What to do
Images are not part of the copy; transcribe all the data exactly.
>> Start Dataset content
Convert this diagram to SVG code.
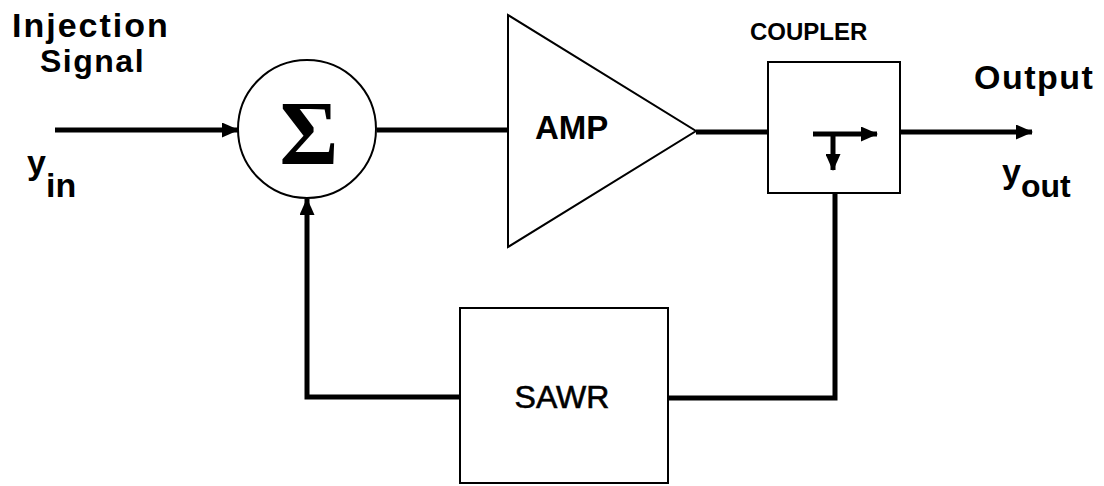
<svg xmlns="http://www.w3.org/2000/svg" width="1104" height="486" viewBox="0 0 1104 486">
  <style>
    .lbl { font-family: "Liberation Sans", Arial, sans-serif; font-weight: bold; fill: #000; }
    .shape { fill: #fff; stroke: #000; stroke-width: 2; }
    .wire { fill: none; stroke: #000; stroke-width: 5; }
  </style>
  <defs>
    <marker id="arrow" markerUnits="userSpaceOnUse" markerWidth="17" markerHeight="15" refX="16" refY="7.5" orient="auto">
      <path d="M0,0 L17,7.5 L0,15 Z" fill="#000"/>
    </marker>
  </defs>
  <rect width="1104" height="486" fill="#fff"/>

  <!-- connectors -->
  <g id="connectors">
    <line class="wire" x1="55" y1="130" x2="238" y2="130" marker-end="url(#arrow)"/>
    <line class="wire" x1="377" y1="130" x2="508" y2="130"/>
    <line class="wire" x1="696" y1="132" x2="768" y2="132"/>
    <line class="wire" x1="900" y1="132" x2="1032" y2="132" marker-end="url(#arrow)"/>
    <path class="wire" d="M835,193 V398 H668"/>
    <path class="wire" d="M460,397 H307 V199" marker-end="url(#arrow)"/>
  </g>

  <!-- input labels -->
  <g id="input-labels">
    <text class="lbl" x="12" y="37" font-size="34" letter-spacing="2">Injection</text>
    <text class="lbl" x="40" y="72" font-size="32" letter-spacing="1.5">Signal</text>
    <text class="lbl" x="27" y="174" font-size="34">y</text>
    <text class="lbl" x="46" y="197" font-size="34">in</text>
  </g>

  <!-- summing junction -->
  <g id="sum">
    <circle class="shape" cx="307" cy="129" r="69"/>
    <text x="309" y="164" font-family="'Liberation Serif', 'Times New Roman', serif" font-weight="bold" font-size="90" text-anchor="middle">Σ</text>
  </g>

  <!-- amplifier -->
  <g id="amp">
    <polygon class="shape" points="508,15 508,247 696,131"/>
    <text class="lbl" x="535" y="139" font-size="33">AMP</text>
  </g>

  <!-- coupler -->
  <g id="coupler">
    <text class="lbl" x="750" y="40" font-size="24">COUPLER</text>
    <rect class="shape" x="768" y="62" width="132" height="131"/>
    <line class="wire" x1="813" y1="134" x2="877" y2="134" marker-end="url(#arrow)"/>
    <line class="wire" x1="833" y1="134" x2="833" y2="170" marker-end="url(#arrow)"/>
  </g>

  <!-- output labels -->
  <g id="output-labels">
    <text class="lbl" x="974" y="89" font-size="34" letter-spacing="1.5">Output</text>
    <text class="lbl" x="1002" y="183" font-size="34">y</text>
    <text class="lbl" x="1021" y="197" font-size="32">out</text>
  </g>

  <!-- resonator -->
  <g id="sawr">
    <rect class="shape" x="460" y="308" width="208" height="175"/>
    <text x="562" y="408" font-family="'Liberation Sans', Arial, sans-serif" font-size="32" stroke="#000" stroke-width="0.6" text-anchor="middle">SAWR</text>
  </g>
</svg>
>> End Dataset content
Answer for the task
Convert this diagram to SVG code.
<svg xmlns="http://www.w3.org/2000/svg" width="1104" height="486" viewBox="0 0 1104 486">
  <style>
    .lbl { font-family: "Liberation Sans", Arial, sans-serif; font-weight: bold; fill: #000; }
    .shape { fill: #fff; stroke: #000; stroke-width: 2; }
    .wire { fill: none; stroke: #000; stroke-width: 5; }
  </style>
  <defs>
    <marker id="arrow" markerUnits="userSpaceOnUse" markerWidth="17" markerHeight="15" refX="16" refY="7.5" orient="auto">
      <path d="M0,0 L17,7.5 L0,15 Z" fill="#000"/>
    </marker>
  </defs>
  <rect width="1104" height="486" fill="#fff"/>

  <!-- connectors -->
  <g id="connectors">
    <line class="wire" x1="55" y1="130" x2="238" y2="130" marker-end="url(#arrow)"/>
    <line class="wire" x1="377" y1="130" x2="508" y2="130"/>
    <line class="wire" x1="696" y1="132" x2="768" y2="132"/>
    <line class="wire" x1="900" y1="132" x2="1032" y2="132" marker-end="url(#arrow)"/>
    <path class="wire" d="M835,193 V398 H668"/>
    <path class="wire" d="M460,397 H307 V199" marker-end="url(#arrow)"/>
  </g>

  <!-- input labels -->
  <g id="input-labels">
    <text class="lbl" x="12" y="37" font-size="34" letter-spacing="2">Injection</text>
    <text class="lbl" x="40" y="72" font-size="32" letter-spacing="1.5">Signal</text>
    <text class="lbl" x="27" y="174" font-size="34">y</text>
    <text class="lbl" x="46" y="197" font-size="34">in</text>
  </g>

  <!-- summing junction -->
  <g id="sum">
    <circle class="shape" cx="307" cy="129" r="69"/>
    <text x="309" y="164" font-family="'Liberation Serif', 'Times New Roman', serif" font-weight="bold" font-size="90" text-anchor="middle">Σ</text>
  </g>

  <!-- amplifier -->
  <g id="amp">
    <polygon class="shape" points="508,15 508,247 696,131"/>
    <text class="lbl" x="535" y="139" font-size="33">AMP</text>
  </g>

  <!-- coupler -->
  <g id="coupler">
    <text class="lbl" x="750" y="40" font-size="24">COUPLER</text>
    <rect class="shape" x="768" y="62" width="132" height="131"/>
    <line class="wire" x1="813" y1="134" x2="877" y2="134" marker-end="url(#arrow)"/>
    <line class="wire" x1="833" y1="134" x2="833" y2="170" marker-end="url(#arrow)"/>
  </g>

  <!-- output labels -->
  <g id="output-labels">
    <text class="lbl" x="974" y="89" font-size="34" letter-spacing="1.5">Output</text>
    <text class="lbl" x="1002" y="183" font-size="34">y</text>
    <text class="lbl" x="1021" y="197" font-size="32">out</text>
  </g>

  <!-- resonator -->
  <g id="sawr">
    <rect class="shape" x="460" y="308" width="208" height="175"/>
    <text x="562" y="408" font-family="'Liberation Sans', Arial, sans-serif" font-size="32" stroke="#000" stroke-width="0.6" text-anchor="middle">SAWR</text>
  </g>
</svg>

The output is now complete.